The COVID-19 pandemic has changed a lot of and canceled even more. Countless graduations, vacations, games, and other ceremonies have been completely lost. Other events and entire lines of business are just in limbo until travel and congregating becomes safer. Each new cancellation feels like another punch to the gut, but when something stands out and manages to still happen against the stacked corona-odds, it makes it that much more impressive. This is why it’s awesome that Macy’s Thanksgiving Day Parade, the annual signifier of the start of the Christmas season, will still happen this year.

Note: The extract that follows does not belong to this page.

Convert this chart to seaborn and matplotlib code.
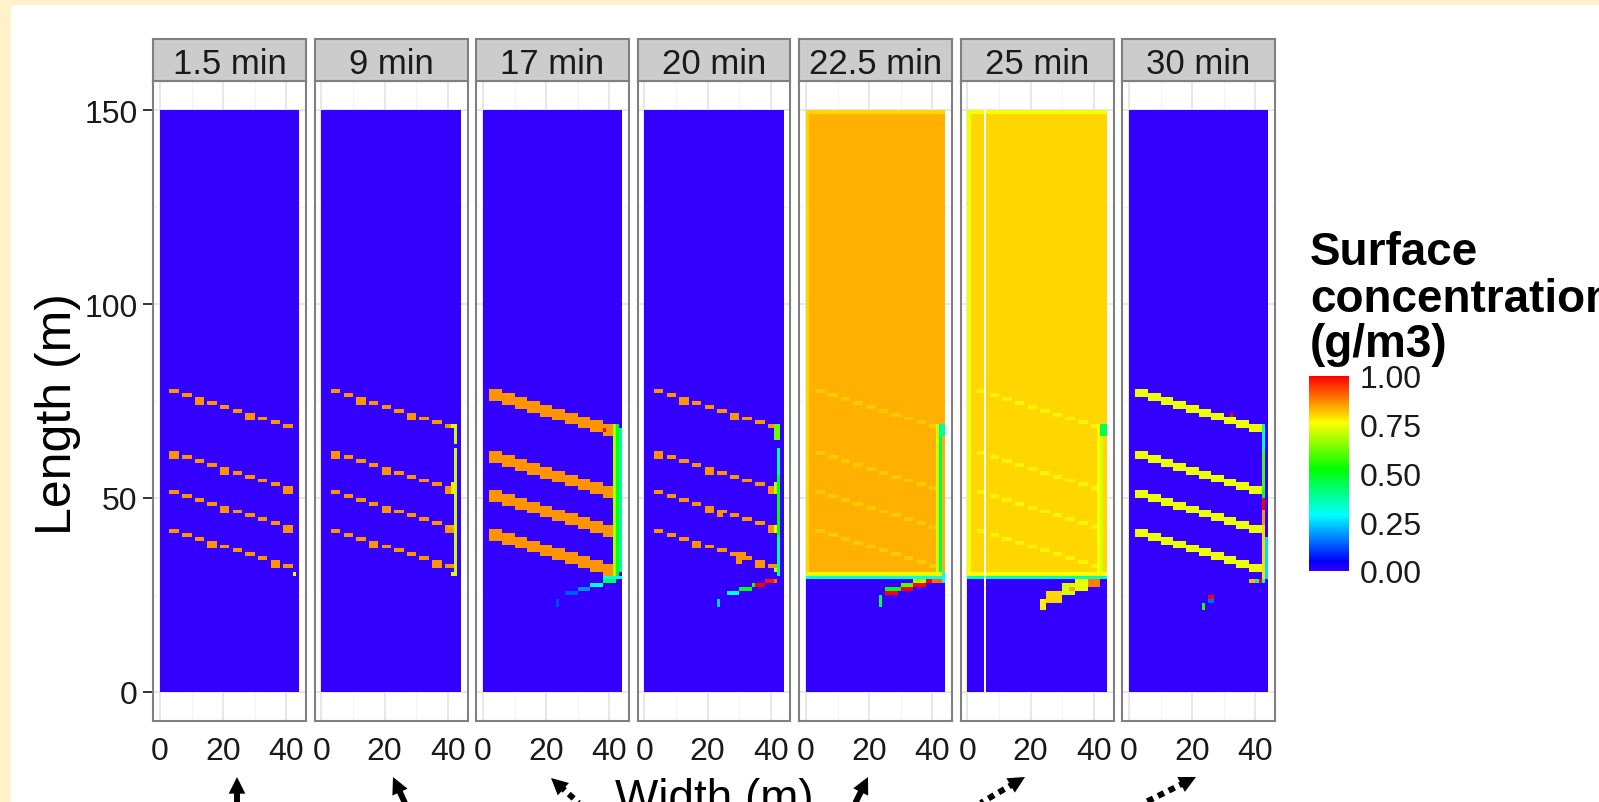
import numpy as np
import matplotlib
matplotlib.use("Agg")
import matplotlib.pyplot as plt
from matplotlib.colors import ListedColormap, hsv_to_rgb
from matplotlib.patches import Rectangle, FancyArrowPatch
from matplotlib.lines import Line2D
import seaborn as sns

sns.set_style("white")
plt.rcParams['font.family'] = ['Liberation Sans', 'DejaVu Sans']

# ---------------- data ----------------
panel_labels = ["1.5 min", "9 min", "17 min", "20 min", "22.5 min", "25 min", "30 min"]
width_m = 44
length_m = 150
x_ticks = [0, 20, 40]
y_ticks = [0, 50, 100, 150]
cbar_ticks = [0.0, 0.25, 0.5, 0.75, 1.0]
cbar_labels = ["0.00", "0.25", "0.50", "0.75", "1.00"]

# flooded zone above the front (rows y >= 31 m)
upper_conc = [0, 0, 0, 0, 0.833, 0.798, 0]
upper_edge_conc = [None, None, None, None, 0.80, 0.75, None]
front_rows_conc = [None, None, None, None, (0.30, 0.74), (0.35, 0.76), None]  # rows y=29, y=30

# diagonal furrows
stripe_y_left = [77, 61, 51, 41]    # at x = 4 m
stripe_y_right = [68, 52, 42, 32]   # at x = 40 m
dash_centres = [4, 8, 12, 16, 20, 24, 28, 32, 36, 40]
tall_dashes = [(0, 2), (0, 6), (1, 0), (1, 4), (1, 9), (2, 4), (2, 9), (3, 3), (3, 8)]
stripe_conc = [0.86, 0.86, 0.86, 0.86, 0.81, 0.77, 0.746]
stripe_rows = [1, 1, 3, 1, 1, 1, 2]
stripe_step = [3, 3, 4, 3, 3, 3, 4]

# drain and plume cells: (x0, x1, y0, y1, concentration)
cells_1_5 = [(42, 43, 30, 31, 0.75)]
cells_9 = [(42, 43, 31, 63, 0.71), (42, 43, 64, 69, 0.71), (41, 43, 68, 69, 0.72),
           (41, 43, 30, 31, 0.72), (41, 42, 51, 54, 0.78), (40, 42, 42, 43, 0.84)]
cells_17 = [(41, 42, 30, 69, 0.68), (42, 43, 30, 69, 0.50), (43, 44, 31, 68, 0.38),
            (38, 39, 67, 68, 1.0),
            (38, 44, 29, 30, 0.30), (38, 42, 28, 29, 0.45), (34, 38, 27, 28, 0.30),
            (30, 34, 26, 27, 0.18), (26, 30, 25, 26, 0.13), (23, 24, 22, 24, 0.12)]
cells_20 = [(41, 43, 65, 69, 0.62), (42, 43, 30, 63, 0.38), (42, 43, 40, 56, 0.50),
            (41, 42, 51, 54, 0.70), (41, 42, 41, 43, 0.75), (41, 42, 31, 32, 0.70),
            (23, 25, 45, 47, 0.86), (27, 32, 35, 36, 0.86), (29, 31, 33, 35, 0.86),
            (38, 42, 28, 29, 0.98), (41, 42, 28, 29, 0.90), (35, 38, 27, 28, 1.0),
            (34, 35, 27, 28, 0.55), (30, 34, 26, 27, 0.50), (26, 30, 25, 26, 0.32),
            (23, 24, 22, 24, 0.25)]
cells_22_5 = [(41, 42, 31, 69, 0.72), (42, 43, 31, 69, 0.45), (42, 44, 66, 69, 0.38),
              (43, 44, 28, 31, 0.30),
              (40, 43, 28, 29, 0.90), (38, 40, 28, 29, 1.0), (34, 38, 28, 29, 0.68),
              (34, 38, 27, 28, 1.0), (30, 34, 27, 28, 0.60), (30, 34, 26, 27, 1.0),
              (25, 30, 26, 27, 0.50), (25, 29, 25, 26, 1.0), (23, 24, 22, 25, 0.45)]
cells_25 = [(42, 43, 31, 69, 0.72), (41, 42, 31, 69, 0.76), (42, 44, 66, 69, 0.45),
            (38, 42, 27, 29, 0.88), (34, 38, 26, 29, 0.74), (30, 34, 25, 28, 0.72),
            (32, 34, 26, 27, 0.84), (25, 30, 23, 26, 0.80), (23, 25, 21, 24, 0.77)]
cells_30 = [(42, 43, 62, 69, 0.35), (42, 43, 52, 62, 0.58), (42, 43, 50, 52, 0.50),
            (42, 43, 47, 50, 1.0), (42, 43, 43, 47, 0.86), (42, 43, 29, 43, 0.80),
            (43, 44, 29, 40, 0.25),
            (38, 40, 28, 29, 0.83), (40, 41, 28, 29, 0.40), (41, 42, 28, 29, 1.0),
            (42, 43, 28, 29, 0.30), (32, 33, 71, 72, 1.0),
            (25, 27, 24, 25, 1.0), (25, 27, 23, 24, 0.15), (23, 24, 21, 23, 0.55)]
panel_cells = [cells_1_5, cells_9, cells_17, cells_20, cells_22_5, cells_25, cells_30]
gap_line_x = {5: 5.6}   # thin unsampled column in the 25 min panel

# annotation arrows below the chart (pixel positions)
arrow_tips = [(237, 778), (393, 778), (551, 779), (868, 778), (1025, 778), (1196, 778)]
arrow_tails = [(237, 815), (410, 815), (592, 816), (850, 815), (962, 815), (1128, 812)]
arrow_dotted = [False, False, True, False, True, True]

# ---------------- helpers ----------------
W, H = 1599, 803


def px_box(x0, y0, x1, y1):
    return [x0 / W, 1 - y1 / H, (x1 - x0) / W, (y1 - y0) / H]


def build_grid(k):
    Z = np.zeros((length_m, width_m))
    if upper_conc[k] > 0:
        Z[31:, :] = upper_conc[k]
    if upper_edge_conc[k] is not None:
        Z[31:, 0] = upper_edge_conc[k]
        Z[length_m - 1, :] = upper_edge_conc[k]
    if front_rows_conc[k] is not None:
        Z[29, :], Z[30, :] = front_rows_conc[k]
    step = stripe_step[k]
    for i, (yl, yr) in enumerate(zip(stripe_y_left, stripe_y_right)):
        for j, c in enumerate(dash_centres):
            yc = yl + (yr - yl) * (c - dash_centres[0]) / (dash_centres[-1] - dash_centres[0])
            r = int(np.floor(yc))
            n = stripe_rows[k]
            if n == 1 and (i, j) in tall_dashes and k in (0, 1, 3):
                n = 2
            c0 = c - step // 2
            Z[r - n + 1:r + 1, c0:c0 + step] = stripe_conc[k]
    for (x0, x1, y0, y1, v) in panel_cells[k]:
        Z[y0:y1, x0:x1] = v
    return Z


hues = 0.7 * (1 - np.linspace(0, 1, 256))
cmap = ListedColormap(hsv_to_rgb(np.stack([hues, np.ones(256), np.ones(256)], axis=1)))

cream = '#FFF2CA'
fig = plt.figure(figsize=(W / 100, H / 100), dpi=100)
fig.patch.set_facecolor(cream)
fig.add_artist(Rectangle((11 / W, 0), 1, (H - 6) / H, transform=fig.transFigure,
                         facecolor='white', edgecolor='none', zorder=-10))

cax = fig.add_axes(px_box(1309, 377, 1349, 572))
ink = '#1a1a1a'

for k, lab in enumerate(panel_labels):
    left = 153 + 161.5 * k
    ax = fig.add_axes(px_box(left, 82, left + 153, 722))
    Z = build_grid(k)
    if k == 0:
        sns.heatmap(Z, ax=ax, cmap=cmap, vmin=0, vmax=1, cbar=True, cbar_ax=cax,
                    cbar_kws={'ticks': cbar_ticks}, xticklabels=False, yticklabels=False)
    else:
        sns.heatmap(Z, ax=ax, cmap=cmap, vmin=0, vmax=1, cbar=False,
                    xticklabels=False, yticklabels=False)
    if k in gap_line_x:
        ax.vlines(gap_line_x[k], 0, length_m, colors='white', lw=1.4, zorder=3)
    ax.set_xlim(-2.2, 46.2)
    ax.set_ylim(-7.5, 157.5)
    ax.set_axisbelow(True)
    ax.set_xticks(x_ticks)
    ax.set_xticklabels([str(t) for t in x_ticks])
    ax.set_xticks([10, 30], minor=True)
    ax.set_yticks(y_ticks)
    ax.set_yticks([25, 75, 125], minor=True)
    ax.grid(True, which='major', color='#E3E3E3', lw=1.2)
    ax.grid(True, which='minor', color='#F4F4F4', lw=0.8)
    ax.tick_params(which='minor', length=0)
    ax.tick_params(axis='x', which='major', length=7, width=1.4, color='#333333',
                   labelsize=23, pad=4, labelcolor=ink)
    if k == 0:
        ax.set_yticklabels([str(t) for t in y_ticks])
        ax.tick_params(axis='y', which='major', length=7, width=1.4, color='#333333',
                       labelsize=23, pad=4, labelcolor=ink, left=True, labelleft=True)
    else:
        ax.tick_params(axis='y', which='major', length=0, labelleft=False)
    for s in ax.spines.values():
        s.set_visible(True)
        s.set_color('#808080')
        s.set_linewidth(1.5)
    ax.set_xlabel('')
    ax.set_ylabel('')

    sax = fig.add_axes(px_box(left, 40, left + 153, 82))
    sax.set_facecolor('#CCCCCC')
    sax.set_xticks([])
    sax.set_yticks([])
    for s in sax.spines.values():
        s.set_color('#808080')
        s.set_linewidth(1.5)
    sax.text(0.5, 0.19, lab, ha='center', va='baseline', fontsize=25, color=ink,
             transform=sax.transAxes)

# colourbar styling
cax.set_yticks(cbar_ticks)
cax.set_yticklabels(cbar_labels)
cax.tick_params(axis='y', direction='in', length=8, width=1.5, color='white',
                left=True, right=True, labelsize=23, pad=8, labelcolor=ink)
for s in cax.spines.values():
    s.set_visible(False)

# legend title
for txt, base in zip(["Surface", "concentration", "(g/m3)"], [265, 312, 357]):
    fig.text(1310 / W, 1 - base / H, txt, ha='left', va='baseline', fontsize=33,
             fontweight='bold', color='black')

# axis titles
fig.text(58 / W, 1 - 414 / H, "Length (m)", rotation=90, ha='center', va='center',
         fontsize=36, color='black')
fig.text(714 / W, 1 - 812 / H, "Width (m)", ha='center', va='baseline', fontsize=33,
         color='black')

# arrows
for tip, tail, dotted in zip(arrow_tips, arrow_tails, arrow_dotted):
    tip = np.array(tip, float)
    tail = np.array(tail, float)
    u = (tail - tip) / np.linalg.norm(tail - tip)
    base = tip + 17 * u
    stem_start = tip + 12 * u
    fig.add_artist(Line2D([stem_start[0] / W, tail[0] / W], [1 - stem_start[1] / H, 1 - tail[1] / H],
                          transform=fig.transFigure, color='black', lw=4.3,
                          linestyle=(0, (1.1, 0.9)) if dotted else '-',
                          solid_capstyle='butt', dash_capstyle='butt'))
    fig.add_artist(FancyArrowPatch(posA=(base[0] / W, 1 - base[1] / H), posB=(tip[0] / W, 1 - tip[1] / H),
                                   transform=fig.transFigure,
                                   arrowstyle='-|>,head_length=0.6,head_width=0.3',
                                   mutation_scale=20, color='black', lw=0,
                                   shrinkA=0, shrinkB=0))

fig.savefig("out.png", dpi=100, facecolor=fig.get_facecolor())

While everyone has lost something, and some much more than others, it’s always encouraging when we find out ways to get small pieces of our old lives back. The NBA was able to masterfully execute its bubble plan to restart the season, which was mocked when it was announced. And while baseball has run into its share of COVID-related delays and cancellations, the season bounced back from a precarious spot and has been chugging along with the shortened season.
These are success stories even if you aren’t a sports fan. Heck, just look at the NBA bubble. The league worked with scientists from Harvard to develop a saliva test to help keep the bubble safer and the recent FDA approval of that test might be the single best piece of COVID news in weeks. So when Macy’s announced the annual parade would go on, it’s news we should all celebrate.
“For more than 90 years, Macy’s Thanksgiving Day Parade has kicked off the holiday season with its signature entertainment spectacle, making it one of the world’s most beloved events,” the company said in a statement on its website.
“Following our successful, safe and innovative production of Macy’s 4th of July Fireworks, it is our intention to similarly reimagine Macy’s Thanksgiving Day Parade this November.”
— Time Out New York Kids (@TimeOutKids) August 24, 2020
The company said more details would be available in the fall, and New York City Mayor Bill de Blasio said the event would look very different, but it’s definitely a positive that the longstanding tradition will happen at all.
The Thanksgiving tradition started in 1924 and has been carried live on TV since the 1950s, and while it will be a bit scaled-down this year, seeing a giant Snoopy balloon floating through New York will be a small win for traditions everywhere.